Why “Originalism” Doesn’t Work, Clarence Thomas v. The Warren Court Edition
As we’ve discussed, earlier in this month Clarence Thomas has said explicitly that the Warren Court’s “one person, one vote” decisions were wrongly decided and strongly implied that Gideon v. Wainwright was wrongly decided. Either way, it shows why originalism doesn’t work as a grand theory:
In Gideon v. Wainwright, the Supreme Court in 1963 held that the Sixth Amendment right “to have the assistance of counsel” means that states must provide counsel to defendants facing criminal charges if they cannot afford their own. Anthony Lewis told the story of that case in his bestselling book Gideon’s Trumpet, which was in turn made into a 1980 movie starring Peter Fonda.
In his Luis concurrence, however, Thomas based his Sixth Amendment reading not on Gideon but on Betts v. Brady, the case Gideon overruled. The Sixth Amendment, according to Thomas, “abolished the rule prohibiting representation in felony cases, but was ‘not aimed to compel the State to provide counsel for a defendant.’” While he does not say so explicitly, he seems to be claiming that Gideon was wrong, according to the Constitution’s original meaning, and hence originalists should want it overruled. The state, according to Thomas, may throw people in jail without offering them access to a lawyer—something most criminal defendants cannot afford on their own.
Thomas does not, however, explicitly call for this outcome. Is there any way Gideon can be salvaged under originalism? Perhaps, but this can only be done by draining originalist theory of any meaningful content.

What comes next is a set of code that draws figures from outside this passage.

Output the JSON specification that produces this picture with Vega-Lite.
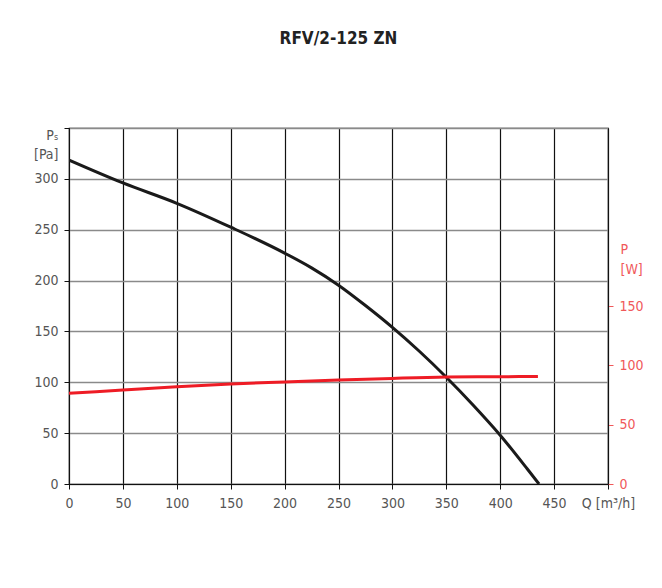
{
  "$schema": "https://vega.github.io/schema/vega-lite/v6.json",
  "autosize": "none",
  "width": 539,
  "height": 356,
  "padding": {"left": 69, "top": 128, "right": 54, "bottom": 104},
  "background": "white",
  "title": {
    "text": "RFV/2-125 ZN",
    "fontSize": 17,
    "fontWeight": "bold",
    "font": "Liberation Sans Narrow, DejaVu Sans Condensed, Roboto, sans-serif",
    "color": "#222222",
    "anchor": "middle",
    "offset": 80
  },
  "datasets": {
    "ps": [
      {"q": 0, "ps": 318.5},
      {"q": 50, "ps": 296},
      {"q": 100, "ps": 276},
      {"q": 150, "ps": 252.5},
      {"q": 200, "ps": 227},
      {"q": 225, "ps": 212.5},
      {"q": 250, "ps": 195.5},
      {"q": 275, "ps": 175.5},
      {"q": 300, "ps": 154},
      {"q": 325, "ps": 130.5},
      {"q": 350, "ps": 105},
      {"q": 375, "ps": 77.5},
      {"q": 400, "ps": 48},
      {"q": 425, "ps": 15},
      {"q": 436, "ps": 0}
    ],
    "pw": [
      {"q": 0, "p": 76.4},
      {"q": 50, "p": 79.2},
      {"q": 100, "p": 82},
      {"q": 150, "p": 84.3},
      {"q": 200, "p": 86},
      {"q": 250, "p": 87.6},
      {"q": 300, "p": 89},
      {"q": 350, "p": 90.1},
      {"q": 400, "p": 90.4},
      {"q": 435, "p": 90.6}
    ]
  },
  "config": {
    "font": "Liberation Sans Narrow, DejaVu Sans Condensed, Roboto, sans-serif",
    "view": {"stroke": "#111111", "strokeWidth": 1.2},
    "axis": {
      "labelFont": "Liberation Sans Narrow, DejaVu Sans Condensed, Roboto, sans-serif",
      "titleFont": "Liberation Sans Narrow, DejaVu Sans Condensed, Roboto, sans-serif",
      "labelFontSize": 14,
      "titleFontSize": 14,
      "titleFontWeight": "normal",
      "labelColor": "#555555",
      "titleColor": "#555555",
      "tickSize": 5,
      "labelPadding": 6
    }
  },
  "layer": [
    {
      "data": {"name": "ps"},
      "mark": {"type": "line", "color": "#1a1a1a", "strokeWidth": 3, "interpolate": "monotone", "clip": true},
      "encoding": {
        "x": {
          "field": "q",
          "type": "quantitative",
          "scale": {"domain": [0, 500], "nice": false},
          "axis": {
            "values": [0, 50, 100, 150, 200, 250, 300, 350, 400, 450, 500],
            "labelExpr": "datum.value == 500 ? 'Q [m³/h]' : datum.label",
            "title": null,
            "grid": true,
            "gridColor": "#111111",
            "gridWidth": 1.2,
            "domainColor": "#111111",
            "tickColor": "#111111",
            "labelPadding": 7,
            "labelFlush": false
          }
        },
        "y": {
          "field": "ps",
          "type": "quantitative",
          "scale": {"domain": [0, 350], "nice": false},
          "axis": {
            "values": [0, 50, 100, 150, 200, 250, 300, 350],
            "labelExpr": "datum.value == 350 ? '' : datum.label",
            "title": ["Pₛ", "[Pa]"],
            "titleAngle": 0,
            "titleAlign": "right",
            "titleBaseline": "alphabetic",
            "titleX": -11,
            "titleY": 11,
            "titleLineHeight": 19,
            "grid": true,
            "gridColor": "#8a8a8a",
            "gridWidth": 1.6,
            "domainColor": "#111111",
            "tickColor": "#111111"
          }
        }
      }
    },
    {
      "data": {"name": "pw"},
      "mark": {"type": "line", "color": "#ee1c25", "strokeWidth": 3, "interpolate": "monotone"},
      "encoding": {
        "x": {"field": "q", "type": "quantitative"},
        "y": {
          "field": "p",
          "type": "quantitative",
          "scale": {"domain": [0, 300], "nice": false},
          "axis": {
            "orient": "right",
            "values": [0, 50, 100, 150],
            "title": ["P", "[W]"],
            "titleAngle": 0,
            "titleAlign": "left",
            "titleBaseline": "alphabetic",
            "titleX": 12,
            "titleY": 125,
            "titleLineHeight": 20,
            "titleColor": "#f0585a",
            "labelColor": "#f0585a",
            "tickColor": "#f0585a",
            "domainColor": "#111111",
            "grid": false
          }
        }
      }
    }
  ],
  "resolve": {"scale": {"y": "independent"}}
}
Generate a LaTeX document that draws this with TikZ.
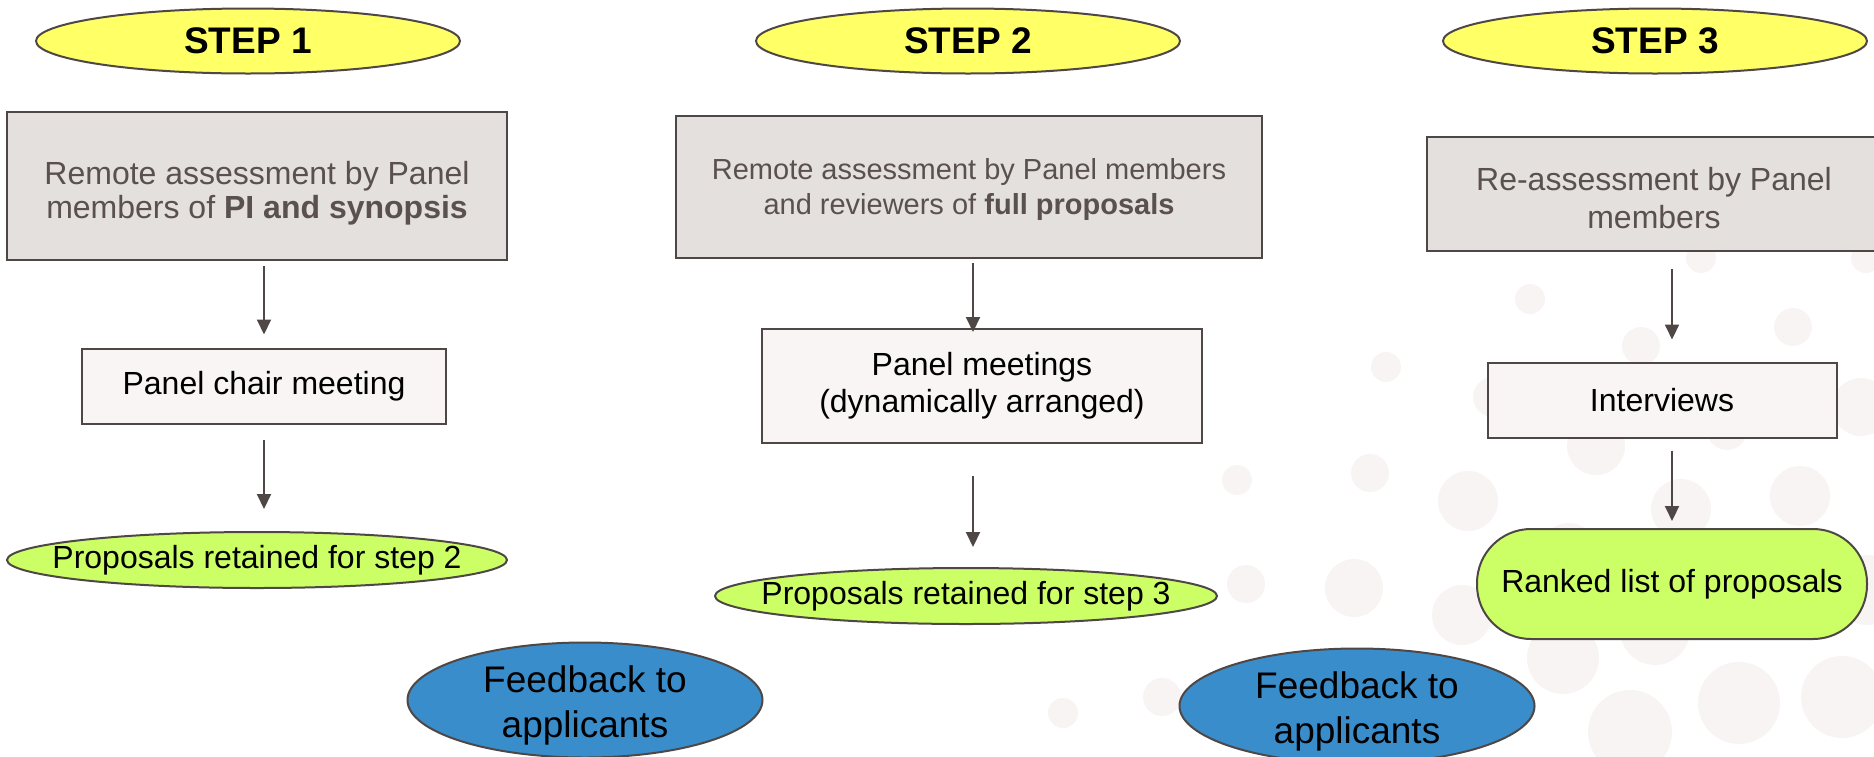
\documentclass[tikz,border=0pt]{standalone}
\usepackage{fontspec}
\setmainfont{Liberation Sans}
\usetikzlibrary{arrows.meta, shapes.geometric}

\definecolor{edge}{HTML}{4F4745}
\definecolor{textgray}{HTML}{5A504D}
\definecolor{stepyellow}{HTML}{FFFF66}
\definecolor{resultgreen}{HTML}{CCFF66}
\definecolor{feedblue}{HTML}{3A8DCB}
\definecolor{boxgray}{HTML}{E4E0DD}
\definecolor{boxlight}{HTML}{F8F5F4}
\definecolor{dotgray}{HTML}{F8F4F3}

\begin{document}
\begin{tikzpicture}[x=1pt, y=-1pt,
  every node/.style={align=center, font=\fontsize{32}{37}\selectfont},
  stepoval/.style={ellipse, draw=edge, line width=2pt, fill=stepyellow,
    minimum width=424pt, minimum height=65pt, inner sep=0pt,
    font=\fontsize{37}{43}\selectfont\bfseries},
  assessbox/.style={rectangle, draw=edge, line width=2pt, fill=boxgray,
    text=textgray, inner sep=0pt},
  meetbox/.style={rectangle, draw=edge, line width=2pt, fill=boxlight,
    inner sep=0pt},
  retained/.style={ellipse, draw=edge, line width=2pt, fill=resultgreen,
    minimum width=500pt, minimum height=56pt, inner sep=0pt},
  feedback/.style={ellipse, draw=edge, line width=2pt, fill=feedblue,
    minimum width=355pt, minimum height=115pt, inner xsep=0pt, inner ysep=-10pt,
    font=\fontsize{37}{45}\selectfont},
  flow/.style={draw=edge, line width=2pt, -{Triangle[length=15pt, width=14pt]}},
  bgdot/.style={fill=dotgray}
]
  \useasboundingbox (0,0) rectangle (1874,756);

  % Faint background dots
  \foreach \cx/\cy/\r in {1386/367/15, 1237/480/15, 1370/473/19, 1246/584/19,
      1354/588/29, 1162/697/19, 1063/713/15, 1530/299/15, 1701/258/15,
      1866/258/15, 1793/327/19, 1641/346/19, 1493/397/20, 1596/446/29,
      1727/430/20, 1861/407/29, 1468/501/30, 1681/509/30, 1800/496/30,
      1569/553/30, 1462/615/30, 1655/630/35, 1563/658/36, 1867/590/35,
      1739/703/41, 1842/697/41, 1630/732/42}
    \fill[bgdot] (\cx,\cy) circle (\r pt);

  % Step headers
  \node[stepoval] (step1) at (248,41) {STEP 1};
  \node[stepoval] (step2) at (968,41) {STEP 2};
  \node[stepoval] (step3) at (1655,41) {STEP 3};

  % Step 1
  \node[assessbox, minimum width=500pt, minimum height=148pt,
    font=\fontsize{32}{34}\selectfont] (assess1) at (257,186)
    {\rule{0pt}{37pt}Remote assessment by Panel\\members of \textbf{PI and synopsis}};
  \node[meetbox, minimum width=364pt, minimum height=75pt] (chair) at (264,386)
    {Panel chair meeting};
  \node[retained] (keep2) at (257,560)
    {\makebox[0pt]{Proposals retained for step 2}};

  % Step 2
  \node[assessbox, minimum width=586pt, minimum height=142pt,
    font=\fontsize{29}{35}\selectfont] (assess2) at (969,187)
    {\rule{0pt}{27pt}Remote assessment by Panel members\\and reviewers of \textbf{full proposals}};
  \node[meetbox, minimum width=440pt, minimum height=114pt] (meetings) at (982,386)
    {Panel meetings\\(dynamically arranged)};
  \node[retained, minimum width=502pt] (keep3) at (966,596)
    {\makebox[0pt]{Proposals retained for step 3}};

  % Step 3
  \node[assessbox, minimum width=454pt, minimum height=114pt,
    font=\fontsize{32}{38}\selectfont] (assess3) at (1654,194)
    {\rule{0pt}{31pt}Re-assessment by Panel\\members};
  \node[meetbox, minimum width=349pt, minimum height=75pt] (interviews) at (1662,400)
    {Interviews};
  \node[rectangle, draw=edge, line width=2pt, fill=resultgreen, rounded corners=54pt,
    minimum width=390pt, minimum height=110pt, inner sep=0pt] (ranked) at (1672,584)
    {Ranked list of proposals};

  % Feedback
  \node[feedback] (fb1) at (585,700) {\rule{0pt}{37pt}Feedback to\\applicants};
  \node[feedback] (fb2) at (1357,706) {\rule{0pt}{37pt}Feedback to\\applicants};

  % Arrows
  \draw[flow, shorten <=5pt, shorten >=13pt] (assess1.south -| chair.north) -- (chair.north);
  \draw[flow, shorten <=15pt, shorten >=22pt] (chair.south) -- (keep2.north -| chair.south);
  \draw[flow, shorten <=4pt, shorten >=-4pt] ([xshift=4pt]assess2.south)
    -- ([xshift=4pt]assess2.south |- meetings.north);
  \draw[flow, shorten <=32pt, shorten >=20pt] ([xshift=4pt]assess2.south |- meetings.south)
    -- ([xshift=4pt]assess2.south |- keep3.north);
  \draw[flow, shorten <=17pt, shorten >=22pt] (assess3.south -| ranked.north)
    -- (interviews.north -| ranked.north);
  \draw[flow, shorten <=12pt, shorten >=7pt] (interviews.south -| ranked.north) -- (ranked.north);
\end{tikzpicture}
\end{document}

An originalist might respond like this: The Sixth Amendment, as originally understood, protected a negative right to counsel (that is, the state cannot interfere with someone hiring a lawyer of their choice) but not a positive one (the state is not required to provide counsel to anyone who cannot afford one). However, the growing cost of legal representation and the increasing complexity of criminal procedures mean that in 2016 it is not possible for a criminal defendant to receive a fair trial without counsel, even if it were possible in 1789. Therefore, the Sixth Amendment’s right to counsel and/or the 5th and 14th Amendment’s guarantee of the “due process of law” requires the state to provide counsel to criminal defendants who cannot afford one now, even if this was not the case when the amendments were ratified. So the outcome in Gideon, if not its reasoning, can be reconciled with the original understanding. This is how many originalists have concluded that Brown v. Board is consistent with the original understanding, even though most of the framers and ratifiers of the 14th Amendment did not think it forbade school segregation.
This argument is not wrong, precisely. But the problem is that once the “original meaning” of the Constitution is defined at such a high level of abstraction, there’s no meaningful difference between “originalists” and the “living constitutionalists” they deride. History loses any bite, and originalists wind up just doing what everybody else does: applying a broadly worded constitutional principle to the particular circumstances of today.
Thomas’s recent opinions, then, illustrate a fundamental problem with originalism. Either the theory produces unacceptable results that subvert the constitutional principles it purports to uphold, or history loses relevance because abstract principles are applied to contemporary circumstances unknown at the time the relevant provisions were ratified. Either way, originalism doesn’t work. Let’s hope the post-Scalia Court doesn’t end up turning in that direction.